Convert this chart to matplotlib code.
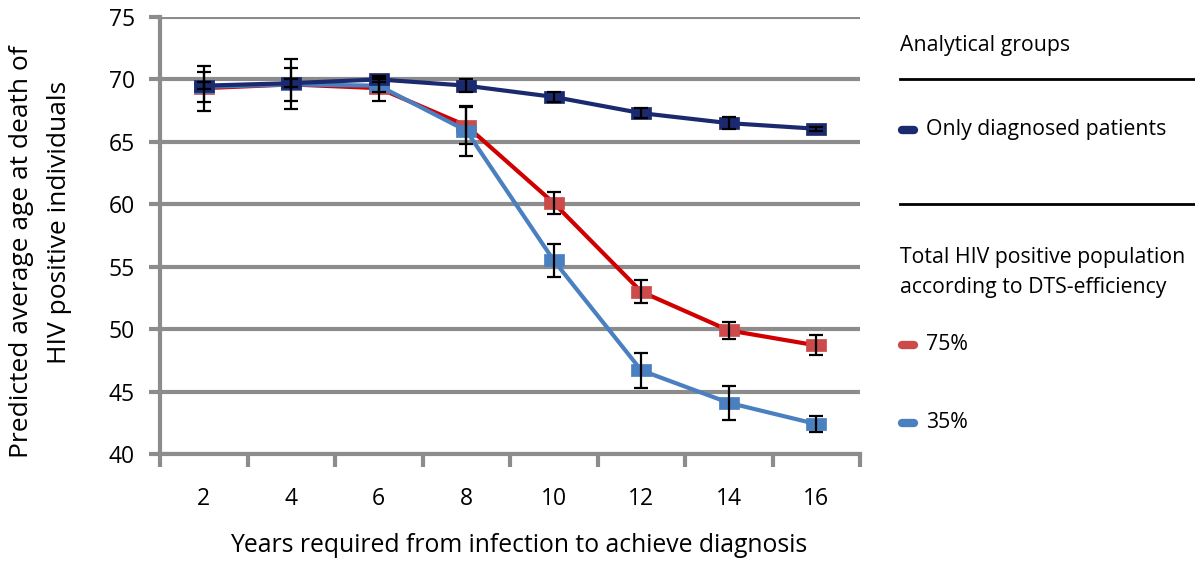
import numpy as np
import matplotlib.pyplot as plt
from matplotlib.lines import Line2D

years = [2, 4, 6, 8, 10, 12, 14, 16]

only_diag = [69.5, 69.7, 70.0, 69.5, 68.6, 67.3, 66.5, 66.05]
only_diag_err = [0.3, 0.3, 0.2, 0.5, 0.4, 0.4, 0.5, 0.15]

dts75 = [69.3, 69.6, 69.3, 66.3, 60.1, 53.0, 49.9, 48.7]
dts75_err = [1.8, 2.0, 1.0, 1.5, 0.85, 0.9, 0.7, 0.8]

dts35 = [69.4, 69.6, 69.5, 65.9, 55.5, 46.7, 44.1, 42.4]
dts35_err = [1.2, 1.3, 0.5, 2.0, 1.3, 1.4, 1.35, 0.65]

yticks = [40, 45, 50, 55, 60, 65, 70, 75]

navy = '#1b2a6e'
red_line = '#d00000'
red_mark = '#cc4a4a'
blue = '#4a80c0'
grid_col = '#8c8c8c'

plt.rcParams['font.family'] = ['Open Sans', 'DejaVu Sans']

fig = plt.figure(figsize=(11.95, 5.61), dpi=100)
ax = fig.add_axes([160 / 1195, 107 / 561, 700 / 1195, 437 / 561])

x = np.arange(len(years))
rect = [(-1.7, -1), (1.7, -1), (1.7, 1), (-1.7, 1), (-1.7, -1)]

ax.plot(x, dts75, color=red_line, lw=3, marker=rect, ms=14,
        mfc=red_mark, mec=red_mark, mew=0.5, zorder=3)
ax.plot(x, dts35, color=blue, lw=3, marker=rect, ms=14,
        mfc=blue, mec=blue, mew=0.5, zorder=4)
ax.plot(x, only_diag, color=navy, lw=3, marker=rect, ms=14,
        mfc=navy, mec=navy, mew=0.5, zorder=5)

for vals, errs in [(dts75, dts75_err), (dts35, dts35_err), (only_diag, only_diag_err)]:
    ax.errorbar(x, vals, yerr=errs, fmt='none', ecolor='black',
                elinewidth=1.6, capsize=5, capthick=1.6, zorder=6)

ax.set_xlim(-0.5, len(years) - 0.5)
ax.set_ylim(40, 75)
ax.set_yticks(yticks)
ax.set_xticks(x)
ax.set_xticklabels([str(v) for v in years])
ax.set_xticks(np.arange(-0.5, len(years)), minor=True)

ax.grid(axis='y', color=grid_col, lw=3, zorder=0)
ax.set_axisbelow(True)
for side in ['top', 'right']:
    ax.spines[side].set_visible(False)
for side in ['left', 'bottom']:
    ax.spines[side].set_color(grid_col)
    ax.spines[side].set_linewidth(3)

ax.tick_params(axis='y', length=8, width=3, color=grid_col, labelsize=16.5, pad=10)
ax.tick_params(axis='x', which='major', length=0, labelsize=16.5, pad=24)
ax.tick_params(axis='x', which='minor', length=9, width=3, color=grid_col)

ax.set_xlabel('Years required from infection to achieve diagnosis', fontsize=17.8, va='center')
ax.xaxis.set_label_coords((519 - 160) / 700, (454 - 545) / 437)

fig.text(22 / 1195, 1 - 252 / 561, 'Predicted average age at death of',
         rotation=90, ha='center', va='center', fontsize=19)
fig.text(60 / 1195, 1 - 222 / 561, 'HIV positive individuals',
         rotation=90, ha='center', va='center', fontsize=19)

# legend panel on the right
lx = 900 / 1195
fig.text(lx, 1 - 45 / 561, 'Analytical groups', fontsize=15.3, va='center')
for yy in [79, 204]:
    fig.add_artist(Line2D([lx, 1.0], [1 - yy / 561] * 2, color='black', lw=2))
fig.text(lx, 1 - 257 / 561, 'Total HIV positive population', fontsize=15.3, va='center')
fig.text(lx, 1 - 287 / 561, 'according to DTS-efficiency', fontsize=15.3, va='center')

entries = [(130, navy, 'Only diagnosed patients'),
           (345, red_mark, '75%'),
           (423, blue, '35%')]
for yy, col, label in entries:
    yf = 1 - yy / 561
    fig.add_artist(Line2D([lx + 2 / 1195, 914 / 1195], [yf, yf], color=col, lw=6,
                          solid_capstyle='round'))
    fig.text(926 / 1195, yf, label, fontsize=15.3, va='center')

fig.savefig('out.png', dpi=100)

* * * * * * *

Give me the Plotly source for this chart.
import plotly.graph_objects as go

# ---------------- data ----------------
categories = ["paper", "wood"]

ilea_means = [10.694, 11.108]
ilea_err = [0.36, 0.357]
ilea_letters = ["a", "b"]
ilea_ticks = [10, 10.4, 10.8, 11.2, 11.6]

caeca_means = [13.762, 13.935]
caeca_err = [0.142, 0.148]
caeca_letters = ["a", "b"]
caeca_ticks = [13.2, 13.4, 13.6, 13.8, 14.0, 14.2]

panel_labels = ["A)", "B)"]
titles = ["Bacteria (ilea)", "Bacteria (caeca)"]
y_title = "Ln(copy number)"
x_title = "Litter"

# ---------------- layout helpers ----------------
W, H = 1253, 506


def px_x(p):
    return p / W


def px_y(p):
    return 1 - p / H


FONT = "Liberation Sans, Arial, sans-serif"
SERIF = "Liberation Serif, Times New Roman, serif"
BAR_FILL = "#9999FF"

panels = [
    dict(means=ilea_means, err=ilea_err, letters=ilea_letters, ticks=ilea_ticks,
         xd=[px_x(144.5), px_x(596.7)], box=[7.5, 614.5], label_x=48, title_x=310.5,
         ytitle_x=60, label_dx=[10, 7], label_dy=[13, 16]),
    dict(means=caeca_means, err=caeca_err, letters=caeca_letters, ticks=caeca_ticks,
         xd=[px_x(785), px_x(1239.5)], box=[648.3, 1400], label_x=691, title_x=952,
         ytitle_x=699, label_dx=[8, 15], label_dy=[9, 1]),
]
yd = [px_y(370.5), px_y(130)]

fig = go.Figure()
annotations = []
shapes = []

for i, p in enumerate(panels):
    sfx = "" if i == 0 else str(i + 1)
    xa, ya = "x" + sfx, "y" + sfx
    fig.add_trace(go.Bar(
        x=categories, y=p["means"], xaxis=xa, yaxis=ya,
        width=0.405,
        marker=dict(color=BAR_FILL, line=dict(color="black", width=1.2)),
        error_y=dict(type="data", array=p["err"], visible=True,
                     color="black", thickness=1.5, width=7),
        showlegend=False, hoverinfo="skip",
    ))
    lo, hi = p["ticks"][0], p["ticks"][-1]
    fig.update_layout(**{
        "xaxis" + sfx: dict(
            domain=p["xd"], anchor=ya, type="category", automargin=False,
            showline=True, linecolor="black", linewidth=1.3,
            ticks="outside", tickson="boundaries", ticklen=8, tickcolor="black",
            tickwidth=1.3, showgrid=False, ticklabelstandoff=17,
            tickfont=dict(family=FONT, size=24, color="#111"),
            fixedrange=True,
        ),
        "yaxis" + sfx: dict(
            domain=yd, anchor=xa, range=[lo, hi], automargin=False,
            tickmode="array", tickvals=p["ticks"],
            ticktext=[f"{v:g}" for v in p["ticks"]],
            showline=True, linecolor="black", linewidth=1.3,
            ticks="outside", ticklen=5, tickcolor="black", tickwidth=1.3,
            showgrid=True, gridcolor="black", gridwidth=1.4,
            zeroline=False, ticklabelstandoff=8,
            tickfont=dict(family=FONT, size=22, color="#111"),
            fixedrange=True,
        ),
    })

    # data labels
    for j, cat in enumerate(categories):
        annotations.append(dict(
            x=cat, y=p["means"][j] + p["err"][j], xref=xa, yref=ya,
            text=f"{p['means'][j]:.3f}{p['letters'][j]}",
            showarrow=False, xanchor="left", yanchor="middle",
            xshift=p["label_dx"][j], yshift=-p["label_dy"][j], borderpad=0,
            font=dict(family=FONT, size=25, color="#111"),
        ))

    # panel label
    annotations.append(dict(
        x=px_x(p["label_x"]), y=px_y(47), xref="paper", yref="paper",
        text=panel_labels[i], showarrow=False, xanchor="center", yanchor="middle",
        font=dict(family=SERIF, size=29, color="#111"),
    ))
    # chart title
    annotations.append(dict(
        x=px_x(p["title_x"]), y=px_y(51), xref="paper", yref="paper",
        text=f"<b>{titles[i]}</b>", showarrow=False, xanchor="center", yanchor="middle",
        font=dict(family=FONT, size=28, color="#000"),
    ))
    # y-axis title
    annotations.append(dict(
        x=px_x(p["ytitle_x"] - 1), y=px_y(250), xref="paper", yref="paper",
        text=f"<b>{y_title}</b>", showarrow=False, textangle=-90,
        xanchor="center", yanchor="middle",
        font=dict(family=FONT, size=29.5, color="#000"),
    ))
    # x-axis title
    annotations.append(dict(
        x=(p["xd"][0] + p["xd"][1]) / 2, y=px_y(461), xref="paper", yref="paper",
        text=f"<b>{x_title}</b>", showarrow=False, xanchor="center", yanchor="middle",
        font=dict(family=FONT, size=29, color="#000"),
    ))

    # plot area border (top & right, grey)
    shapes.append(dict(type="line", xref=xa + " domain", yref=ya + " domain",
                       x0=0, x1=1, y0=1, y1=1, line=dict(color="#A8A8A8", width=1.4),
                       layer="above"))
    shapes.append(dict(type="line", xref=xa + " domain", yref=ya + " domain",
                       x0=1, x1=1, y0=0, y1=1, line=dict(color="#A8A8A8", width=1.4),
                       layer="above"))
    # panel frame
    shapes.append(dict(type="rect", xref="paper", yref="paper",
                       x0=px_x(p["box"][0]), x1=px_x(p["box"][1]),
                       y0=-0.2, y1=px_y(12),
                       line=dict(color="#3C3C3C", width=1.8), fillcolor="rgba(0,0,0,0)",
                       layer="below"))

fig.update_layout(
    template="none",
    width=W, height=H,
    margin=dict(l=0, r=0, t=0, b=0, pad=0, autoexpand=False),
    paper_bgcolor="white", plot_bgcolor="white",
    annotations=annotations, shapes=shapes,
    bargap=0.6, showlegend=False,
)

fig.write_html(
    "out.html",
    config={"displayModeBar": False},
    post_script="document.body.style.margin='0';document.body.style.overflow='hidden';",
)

* * * * * * *

In the entries above, find each line with the word "matplotlib" and copy it.

• TASK OUTPUT:
Convert this chart to matplotlib code.
import matplotlib.pyplot as plt
from matplotlib.lines import Line2D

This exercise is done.